Other works include Charles Dicken’s Hard Times that is set in Coketown, a mill-town in the north of England, like Gaskell’s Milton. In Hard Times, Dicken’s not only comments on the widespread pauperism and squalor found in places such as Gobals but also perpetuates the negative stereotypes common to the geography and social conditions of the north by describing the northern town as bleak and degrading.
The Regional Disparities between the North and South in Income and Employment in Contemporary British Society
‘If we do not regard it as a major Government responsibility to take this situation in hand and prevent two nations developing geographically, a poor north and a rich and overcrowded south, I am sure our successors will reproach us as we reproach the Victorians for complacency about slums and ugliness.’
– Harold MacMillan, Prime Minister in 1962
Studies on the economic output of the north indicate that there has been little to no economic growth in the north and the midlands since the end of the recession in 2009 compared to London, Wales and Northern Ireland.
To combat this, schemes such as the ‘Northern Powerhouse’ policy of 2014 that was overseen by Chancellor George Osborne attempted to redistribute England’s “southern-centric economy” to the North’s population of 15 million people.
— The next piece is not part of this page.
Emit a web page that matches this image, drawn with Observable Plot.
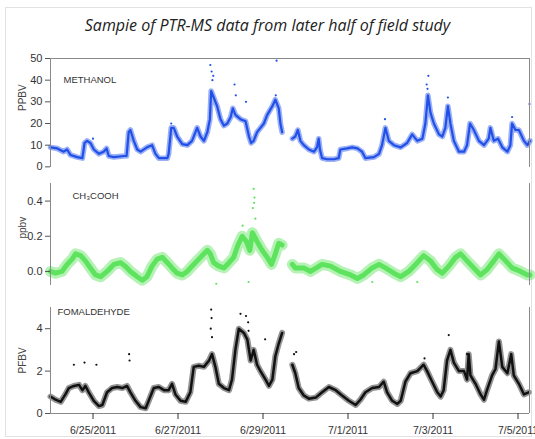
<!DOCTYPE html>
<html><head><meta charset="utf-8">
<script src="https://cdn.jsdelivr.net/npm/d3@7"></script>
<script src="https://cdn.jsdelivr.net/npm/@observablehq/plot@0.6"></script>
<style>
body{margin:0;background:#fff;}
#wrap{position:relative;width:535px;height:439px;overflow:hidden;background:#fff;}
#frame{position:absolute;left:5px;top:7px;width:527px;height:430px;border:1px solid #e2e2e2;box-sizing:border-box}
#title{position:absolute;top:15px;left:0;width:535px;text-align:center;font:italic 16px "Open Sans",sans-serif;color:#222;line-height:20px}
.p{position:absolute;left:0}
</style></head><body>
<div id="wrap"><div id="frame"></div><div id="title">Sampie of PTR-MS data from later half of field study</div>
<div class="p" id="p1" style="top:50px"></div>
<div class="p" id="p2" style="top:175px"></div>
<div class="p" id="p3" style="top:300px"></div>
</div>
<script>
// ---- data (days since 6/24/2011 00:00, values in ppbv) ----
const startDate = "6/24/2011";
const xTickLabels = ["6/25/2011","6/27/2011","6/29/2011","7/1/2011","7/3/2011","7/5/2011"];
const xEndDay = 11.27;

const methanolDays = [0,0.16,0.31,0.39,0.47,0.63,0.75,0.78,0.80,0.86,0.94,1.02,1.14,1.25,1.32,1.37,1.49,1.73,1.79,1.84,1.88,1.96,2.04,2.12,2.27,2.39,2.47,2.55,2.75,2.78,2.84,2.90,2.98,3.10,3.22,3.33,3.45,3.53,3.61,3.69,3.75,3.78,3.84,3.92,4.00,4.08,4.16,4.24,4.29,4.35,4.47,4.59,4.67,4.72,4.78,4.86,4.94,5.02,5.10,5.22,5.29,5.37,5.41,5.45,5.6,5.69,5.76,5.82,5.88,5.96,6.08,6.20,6.27,6.31,6.34,6.39,6.51,6.67,6.78,6.82,6.98,7.10,7.22,7.33,7.41,7.61,7.73,7.80,7.88,7.96,8.08,8.24,8.39,8.51,8.63,8.75,8.82,8.88,8.94,9.02,9.14,9.22,9.29,9.35,9.41,9.49,9.61,9.73,9.80,9.87,9.96,10.08,10.20,10.31,10.35,10.43,10.53,10.63,10.75,10.82,10.86,10.94,11.02,11.14,11.22,11.28];
const methanolPpbv = [9,8.5,7,8,5.5,4.5,4,8,11,12,11,8,6,7,8.5,5,4.5,5,5,16,17,12,8,7,9,10,6,4,4,6,18,18,14,10.5,10,12,18,14,12,16,22,35,32,28,22,19,20,23,27,24,22,21,14,11,12,16,18,20,24,28,31,27,20,16,null,13,14,17,12,10,8,7,9,13,8,4,3.5,3.5,4,8,8.5,9,8.5,7,4,4.5,6,10,18,12,10,9,11,15,12,13,20,33,25,20,15,14,18,28,20,12,7,7,10,20,17,12,10,13,18,12,13,9,7,10,20,17,17,12,10,12];
const methanolSpikeDays = [1.0,2.84,3.76,3.79,3.81,3.83,4.33,4.36,4.60,5.32,5.30,7.87,8.85,8.89,8.87,9.35,10.86,11.27];
const methanolSpikePpbv = [13,20,47,44,40,42,38,33,30,49,33,22,38,42,36,32,23,29];

const acidDays = [0,0.12,0.27,0.39,0.51,0.59,0.71,0.82,0.94,1.06,1.18,1.33,1.49,1.65,1.76,1.88,2.04,2.16,2.27,2.39,2.51,2.63,2.75,2.86,2.98,3.10,3.22,3.33,3.45,3.57,3.69,3.76,3.84,3.96,4.08,4.20,4.31,4.41,4.51,4.61,4.69,4.75,4.86,4.98,5.10,5.20,5.29,5.37,5.45,5.6,5.69,5.76,5.96,6.12,6.39,6.59,6.82,7.06,7.22,7.37,7.57,7.73,7.88,8.08,8.24,8.43,8.63,8.78,8.94,9.10,9.22,9.37,9.53,9.65,9.80,9.96,10.12,10.27,10.43,10.55,10.71,10.86,11.06,11.22,11.28];
const acidPpbv = [0,-0.01,0,0.04,0.07,0.10,0.09,0.06,0.02,-0.02,-0.03,0,0.04,0.05,0.03,0,-0.03,-0.05,-0.03,0.03,0.07,0.08,0.05,0.02,-0.01,-0.02,0,0.03,0.06,0.09,0.12,0.10,0.05,0.03,0.02,0.05,0.08,0.15,0.20,0.17,0.12,0.22,0.17,0.12,0.08,0.04,0.10,0.16,0.15,null,0.04,0.02,0.02,0,0.04,0.03,0,-0.02,-0.04,-0.02,0.02,0.04,0.02,-0.01,-0.03,0,0.05,0.09,0.06,0.01,-0.01,0.03,0.08,0.10,0.06,0.02,-0.02,0.01,0.06,0.10,0.06,0.02,0,-0.02,-0.02];
const acidSpikeDays = [4.52,4.76,4.78,4.80,4.82,4.79,3.90,4.66,7.57,8.63];
const acidSpikePpbv = [0.26,0.36,0.47,0.42,0.30,0.39,-0.07,-0.06,-0.06,-0.06];

const formDays = [0,0.12,0.24,0.35,0.43,0.55,0.67,0.75,0.82,0.90,1.02,1.14,1.22,1.33,1.45,1.57,1.69,1.80,1.88,2.00,2.12,2.24,2.31,2.43,2.55,2.67,2.78,2.86,2.94,3.06,3.18,3.29,3.37,3.49,3.61,3.73,3.80,3.88,3.96,4.08,4.20,4.27,4.35,4.43,4.55,4.63,4.71,4.78,4.86,4.94,5.06,5.14,5.22,5.29,5.37,5.45,5.6,5.69,5.76,5.84,5.96,6.08,6.24,6.39,6.55,6.71,6.86,7.02,7.18,7.29,7.41,7.57,7.73,7.84,7.92,8.04,8.16,8.24,8.35,8.47,8.63,8.78,8.86,8.98,9.10,9.18,9.25,9.33,9.41,9.49,9.61,9.73,9.80,9.84,9.88,10.00,10.12,10.20,10.27,10.39,10.47,10.55,10.63,10.75,10.84,10.90,11.02,11.14,11.25];
const formPpbv = [0.8,0.65,0.55,0.9,1.2,1.3,1.35,1.1,1.3,1.0,0.6,0.35,0.4,1.0,1.2,1.25,1.2,1.3,1.0,0.6,0.3,0.25,0.6,1.2,1.25,1.1,1.1,1.4,0.9,0.6,0.55,1.0,2.2,2.25,2.2,2.5,2.8,2.2,1.4,1.2,1.1,1.6,3.0,4.0,3.8,3.5,2.5,3.0,2.3,2.0,1.6,1.3,1.6,2.7,3.3,3.8,null,2.3,1.9,1.2,0.85,0.7,0.75,1.0,1.25,1.1,0.85,0.6,0.4,0.65,1.0,1.2,1.25,1.5,1.0,0.6,0.45,0.6,1.5,1.9,2.0,2.3,2.0,1.5,1.0,0.8,1.1,2.5,3.0,2.4,2.0,2.0,1.6,2.8,1.8,1.4,0.9,0.65,1.1,1.8,2.1,3.4,2.2,1.9,2.8,1.8,1.4,0.9,1.0];
const formSpikeDays = [0.55,0.80,1.08,1.85,1.86,3.77,3.78,3.79,3.80,4.47,4.60,4.65,4.66,5.05,5.73,5.78,8.80,9.37,9.80];
const formSpikePpbv = [2.3,2.4,2.3,2.8,2.5,4.0,4.9,4.5,3.6,4.7,4.6,4.3,3.9,3.5,2.8,2.9,2.6,3.7,2.8];

const methanolTicks = [0,10,20,30,40,50];
const acidTicks = [0.0,0.2,0.4];
const formTicks = [0,2,4];

// ---- helpers ----
const parse = d3.timeParse("%m/%d/%Y");
const t0 = parse(startDate);
const toDate = d => new Date(+t0 + d * 864e5);
const xDomain = [t0, toDate(xEndDay)];
const tickDates = xTickLabels.map(parse);
const rows = (days, vals) => days.map((d, i) => ({t: toDate(d), v: vals[i]}));

const axisColor = "#8a8a8a";
const font = "Arial, 'Liberation Sans', sans-serif";

function panel({el, height, mt, mb, domain, ticks, tickFmt, color, bandW, coreW, data, spikes, name, nameDx, nameDy, ylabel, ylabelDy, showX, topLine}) {
  const marks = [
    Plot.line(data, {x: "t", y: "v", stroke: color, strokeWidth: bandW, strokeOpacity: 0.45, strokeLinejoin: "round"}),
    Plot.line(data, {x: "t", y: "v", stroke: color, strokeWidth: coreW, strokeLinejoin: "round"}),
    Plot.dot(spikes, {x: "t", y: "v", fill: color, r: 1.1}),
    Plot.ruleX([xDomain[0]], {stroke: axisColor}),
    Plot.ruleX([xDomain[1]], {stroke: axisColor}),
    Plot.axisY({ticks, tickSize: 5, tickPadding: 3, tickFormat: tickFmt, label: null, fontSize: 11, stroke: "#555"}),
    Plot.text([name], {frameAnchor: "top-left", dx: nameDx, dy: nameDy, fontSize: 9.5, fill: "#333", textAnchor: "start", lineAnchor: "middle"}),
    Plot.text([ylabel], {frameAnchor: "left", dx: -28, dy: ylabelDy, rotate: -90, fontSize: 10, fill: "#444"})
  ];
  if (topLine) marks.push(Plot.ruleY([domain[1]], {stroke: axisColor}));
  if (showX) {
    marks.push(Plot.ruleY([domain[0]], {stroke: axisColor}));
    marks.push(Plot.axisX({ticks: tickDates, tickSize: 6, tickPadding: 7, fontSize: 10.5, label: null,
      tickFormat: d => xTickLabels[tickDates.findIndex(e => +e === +d)]}));
  }
  const svg = Plot.plot({
    width: 535, height, marginLeft: 50, marginRight: 6, marginTop: mt, marginBottom: mb,
    style: {fontFamily: font, color: "#333", background: "transparent", overflow: "visible"},
    x: {type: "time", domain: xDomain, axis: showX ? undefined : null},
    y: {domain, axis: null},
    marks
  });
  document.getElementById(el).appendChild(svg);
}

panel({el: "p1", height: 128, mt: 8, mb: 11, domain: [-0.3, 50], ticks: methanolTicks, tickFmt: d3.format("d"),
  color: "#2150e8", bandW: 5.5, coreW: 2.2, data: rows(methanolDays, methanolPpbv), spikes: rows(methanolSpikeDays, methanolSpikePpbv),
  name: "METHANOL", nameDx: 13, nameDy: 21, ylabel: "PPBV", ylabelDy: -2, showX: false, topLine: true});
panel({el: "p2", height: 115, mt: 8, mb: 5, domain: [-0.08, 0.5], ticks: acidTicks, tickFmt: d3.format(".1f"),
  color: "#5ee35e", bandW: 11, coreW: 5, data: rows(acidDays, acidPpbv), spikes: rows(acidSpikeDays, acidSpikePpbv),
  name: "CH₃COOH", nameDx: 22, nameDy: 12, ylabel: "ppbv", ylabelDy: 4, showX: false, topLine: false});
panel({el: "p3", height: 139, mt: 7, mb: 26, domain: [0, 5], ticks: formTicks, tickFmt: d3.format("d"),
  color: "#111", bandW: 6, coreW: 2.5, data: rows(formDays, formPpbv), spikes: rows(formSpikeDays, formSpikePpbv),
  name: "FOMALDEHYDE", nameDx: 7, nameDy: 4, ylabel: "PFBV", ylabelDy: 13, showX: true, topLine: false});
</script>
</body></html>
The scheme did succeed in increasing the number of jobs created in Manchester by 84 per cent compared to 71 per cent in London during the same time and led to the number of employees in the north growing by 2.2 per cent.
However, in 2018, the south still remains the epicentre of socio-economic power with employee numbers growing exponentially by 7.5 per cent.
The measure of the regional disparities between the north and south can be found in the study of gross value added (GVA), which measures the economic output of either an individual or industry sector in the UK.
According to statistics, London’s gross value added (GVA) per head is £71,162 compared to just £25,950 in Greater Manchester and £16,595 in Bradford.
The Regional Disparities between the North and South in Health and Life Expectancies
According to the NHS, the overall life expectancy in the UK has increased by more than five years between 1990 and 2013, from 75.9 to 81.3 years and that the life expectancy from birth in England increased by 5.4 years.
However, studies on mortality across different regions in the UK found that the north of England had an excess of 20% in premature death rates between 1965 and 2008.
It is of no surprise then that the geographical “health gap” between those of the higher and lower social classes is widening, as there seems to be a correlation between unemployment, limited access to education and lower life expectancy rates in north when compared to the south.
Can the disparities between the north and south be reconciled?
Well, the problem is that manufacturing is still one of the main sources of economic production in the north whereas the economic development of the south is largely based on businesses and professional services. So, it seems that there is no clear-cut way to narrow the dividing line between the north and south, and with brexit around the corner, the will to stay united as a country is proving ever more challenging to uphold.